Em meio à correria do dia-a-dia, uma intervenção: o semáforo fechado indicava o momento de agir. Como um alerta para os riscos da covid-19, o Coletivo Teatro da Crueldade apresentou Terminal às 17h desta quinta-feira (29), em plena Avenida Diário de Notícias. A performance integra a programação do 27º Porto Alegre Em Cena, que vai até sábado (31).
A obra foi dividida em duas variantes. Para o espetáculo visual, os artistas — trajando equipamento de proteção individual (EPI) completo — empurravam uma maca para o meio da rua. Em cima da cama hospitalar, as vestes brancas de Fredericco Restori e Karine Paz por vezes se confundiam, quase se emaranhando enquanto coreografavam movimentos criados a partir de estátuas fúnebres.
O apelo mais humano da peça ficou por conta da parte interativa da intervenção, uma característica do teatro de rua. Marcelo Restori e Fábio Cunha, que também utilizavam EPIs, saíam em direção aos vidros dos carros, oferecendo-se para borrifar álcool nas mãos das pessoas.

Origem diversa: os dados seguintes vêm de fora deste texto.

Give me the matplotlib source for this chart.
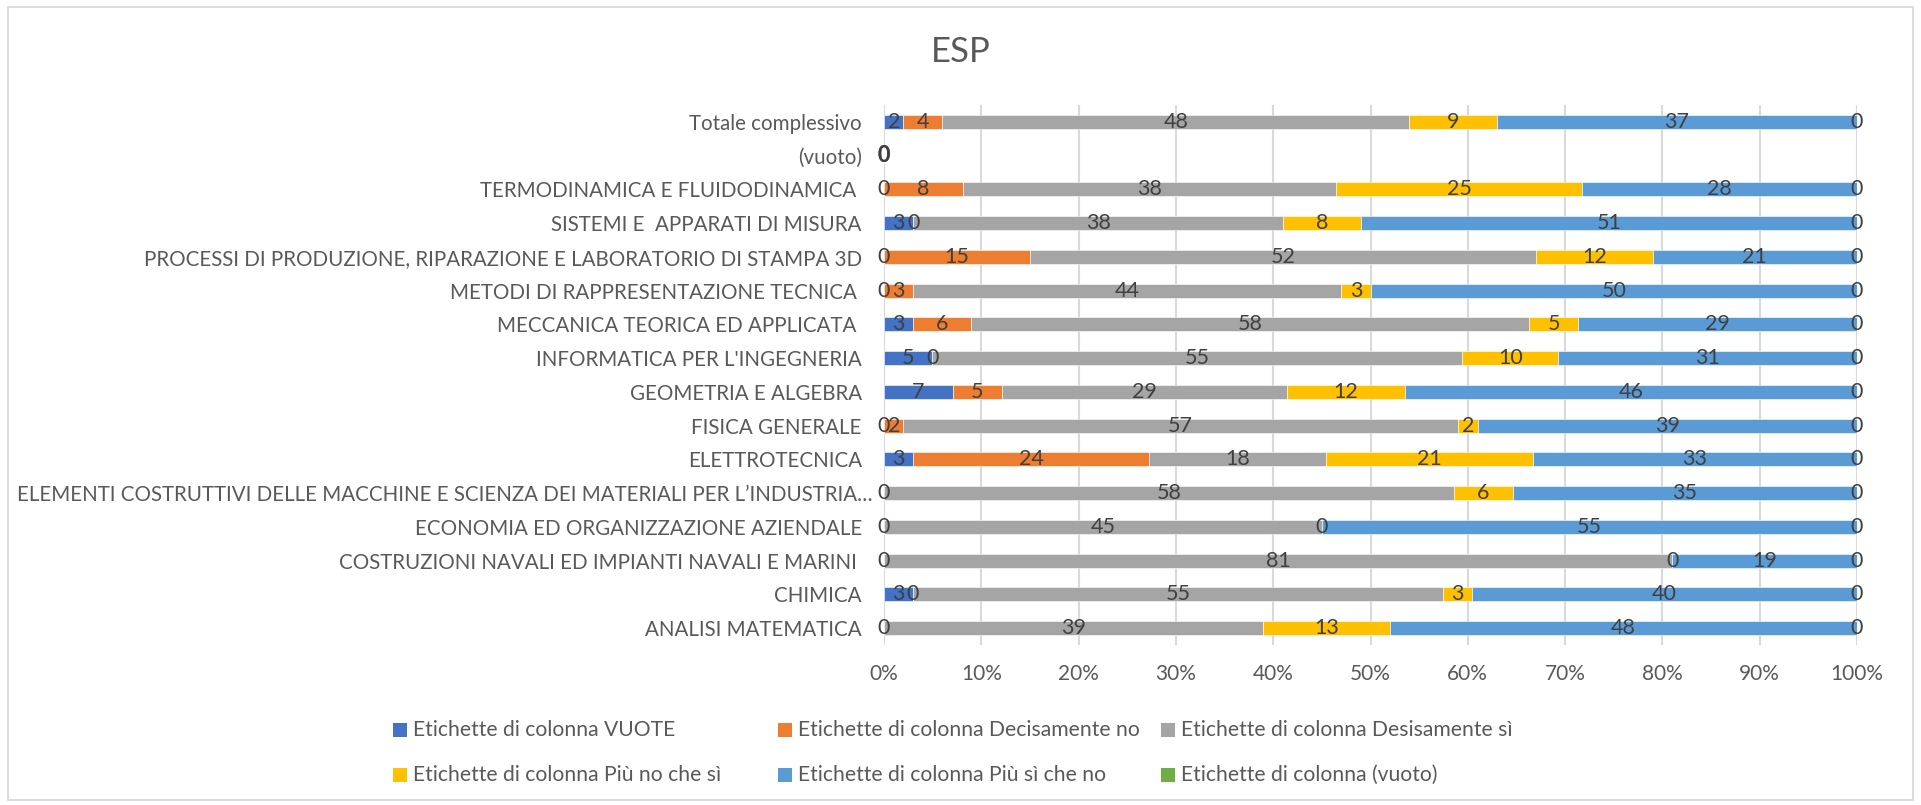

Quanto ao público, grande parte dos motoristas pareceu ter entrado no jogo. Com exceção de algumas janelas fechadas e buzinas irritadas, a mensagem, avaliou Marcelo, foi passada e bem recebida
— A maioria sentiu isso que a gente queria provocar: o reconhecimento do ser humano, que estamos fragilizados na mesma história e que a gente precisa estar atento a isso — disse. — Claro que tem gente que se incomoda, hoje em dia tem gente que acha isso ofensivo. Teve algumas pessoas que viraram a cara, buzinaram, xingaram. Mas a maioria, não — acrescentou.
Para encerrar a peça, um último ato trazia a questão de como o ser humano trata a natureza, junto a simbolismos do imaginário popular. Quatro garrafas de água, duas com pétalas de rosas, duas com arruda, tiveram seu conteúdo despejado nos veículos que por ali passavam.
— Arruda para proteger os corpos e os carros que estavam lá. É uma proteção que minha mãe fazia quando a gente era criança. E as rosas, dentro dessas coisas da natureza, elas têm um simbolismo de purificação, de passagem, por isso se usa muito em velórios. Porque é um momento que a gente não sabe o que vai acontecer — explica Marcelo.
Isolados desde março, os artistas viram na obra uma maneira de reinventar o próprio trabalho. Em meio à pandemia e sob projeções de especialistas que sugerem que a crise sanitária ainda vai perdurar por mais algum tempo, surgiram diversas dúvidas sobre a possibilidade de voltar a fazer teatro — mesmo para Marcelo, que fundou e foi, por 26 anos, diretor do grupo de teatro contemporâneo Falos e Stercus. Foi a partir de todas essas incertezas que o processo de criação de Terminal começou.
— Primeiro a gente fez um trabalho de lembrar das nossas situações, dos nossos medos, dos nossos afetos e das pessoas que a gente poderia perder neste momento. O trabalho partiu dessa motivação. Porque a gente sabia que do outro lado as pessoas estão vivendo a mesma coisa também — afirma Marcelo.
O espetáculo é antiaglomeração, isto é, leva essa denominação porque, embora transmitido nas redes sociais, não tem o endereço previamente divulgado para o público. Terminal deve encerrar o ciclo de performances antiaglomeração previstas no 27º Porto Alegre Em Cena com uma reapresentação em outro local da Capital, na sexta-feira (30). A programação completa pode ser conferida e acompanhada por meio do site do evento.